I see one major flaw though. It was man who altered the Word according to his personal demands and agenda and then preached those teachings while demonizing and obliterating the Lakota belief system. We have to force ourselves to realize that one is as valid and as good as the other. In other words, the Lakota origin story is just as valid as the Christian origin story.

Awareness or knowledge of Lakota creation is highly conducive to relearning Lakota language and to understanding spirituality and cultural customs. Another glitch I have been seeing is that too many of us have been trying to understand Lakota spirituality and way of life via the Christian mindset or worldview. We must understand that although the two are as different as night and day, they are equally valid.

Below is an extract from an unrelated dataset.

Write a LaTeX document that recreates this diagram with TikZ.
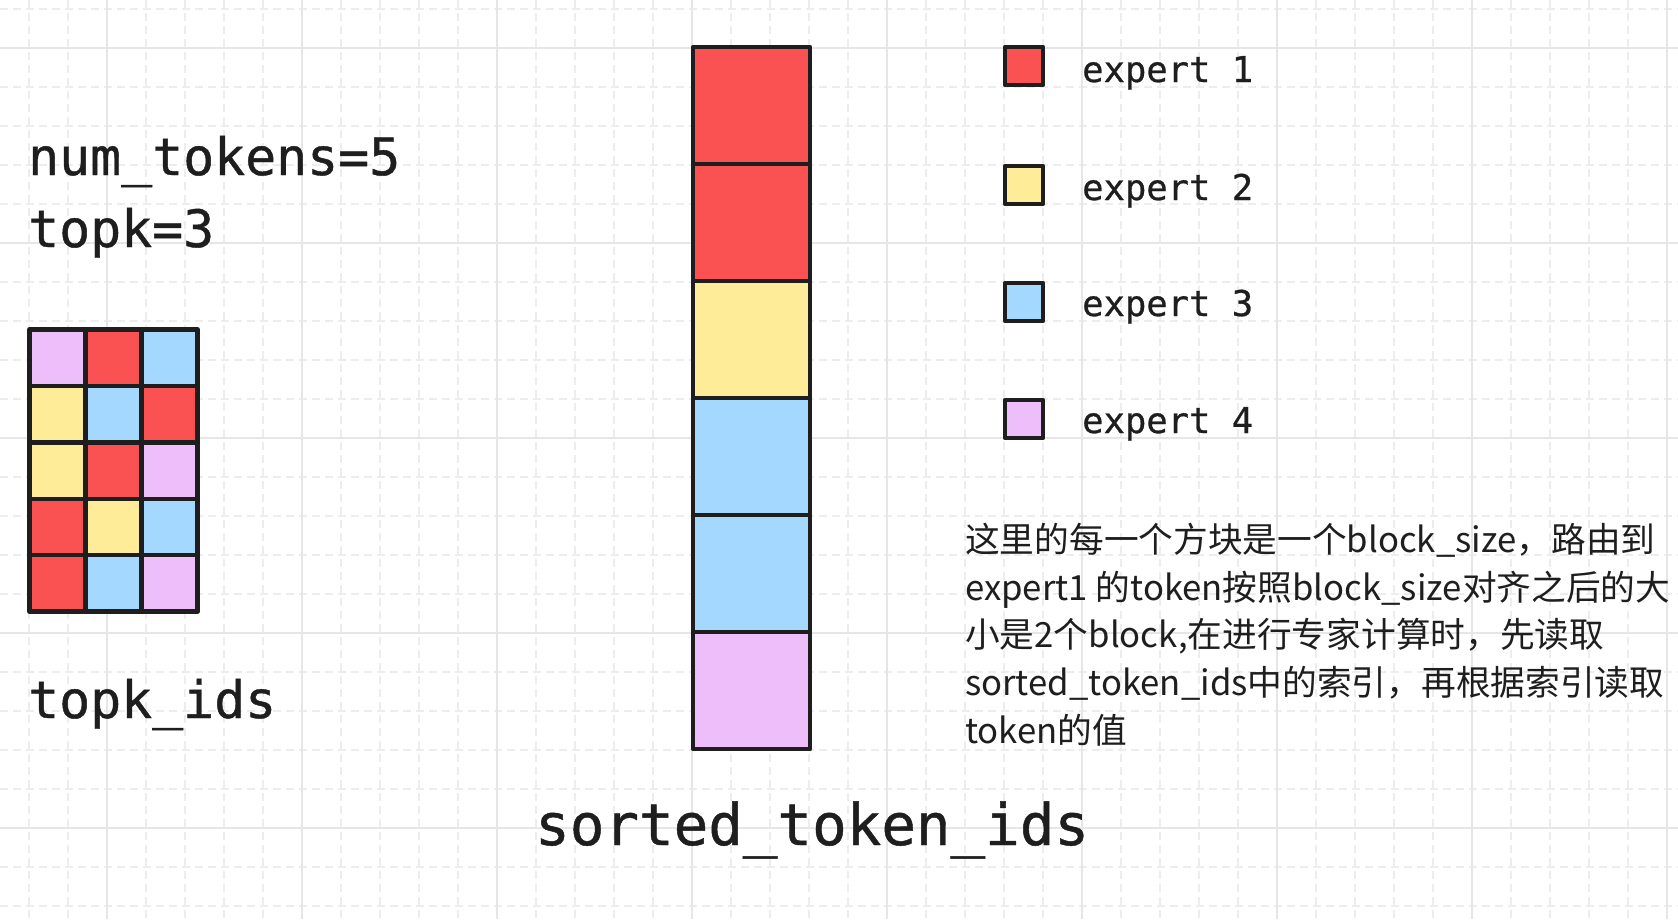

So, why do Christians consistently try to convince others to believe in their way? My view of this practice is that these people believe their way is good and right and all other’s are bad and wrong. I tolerate it because I grew up in a parochial school and am aware of the teachings of the Bible. By the same token, in relearning the Lakota way, I learned to respect as opposed to being judgmental.

The fact that language and culture go hand-in-hand is well established. As such the common definition of culture is “the accumulation of knowledge, experience, beliefs, values, attitudes, meanings, hierarchies, religion, notions of time, roles, spatial relations, concepts of the universe, and material objects and possessions acquired by a group of people in the course of generations.”

The commonly accepted definition of language is, “the method of human communication, either spoken or written, consisting of the use of words in a structured and conventional way.” I learned also that no one language or culture is more advanced or better than another. All languages and cultures are equally valid and perfect for the people who developed them, believe in them, and use them.

Again, it was humans who taught us that our Lakota language and culture and world view are primitive, archaic, and barbarous, and therefore useless in this day and age. Again, I know the Word is good, just as I know the Lakota way is good. I also know the two worlds cannot be combined, just as English and Lakota languages cannot be combined. In such cases, one always overrides the other.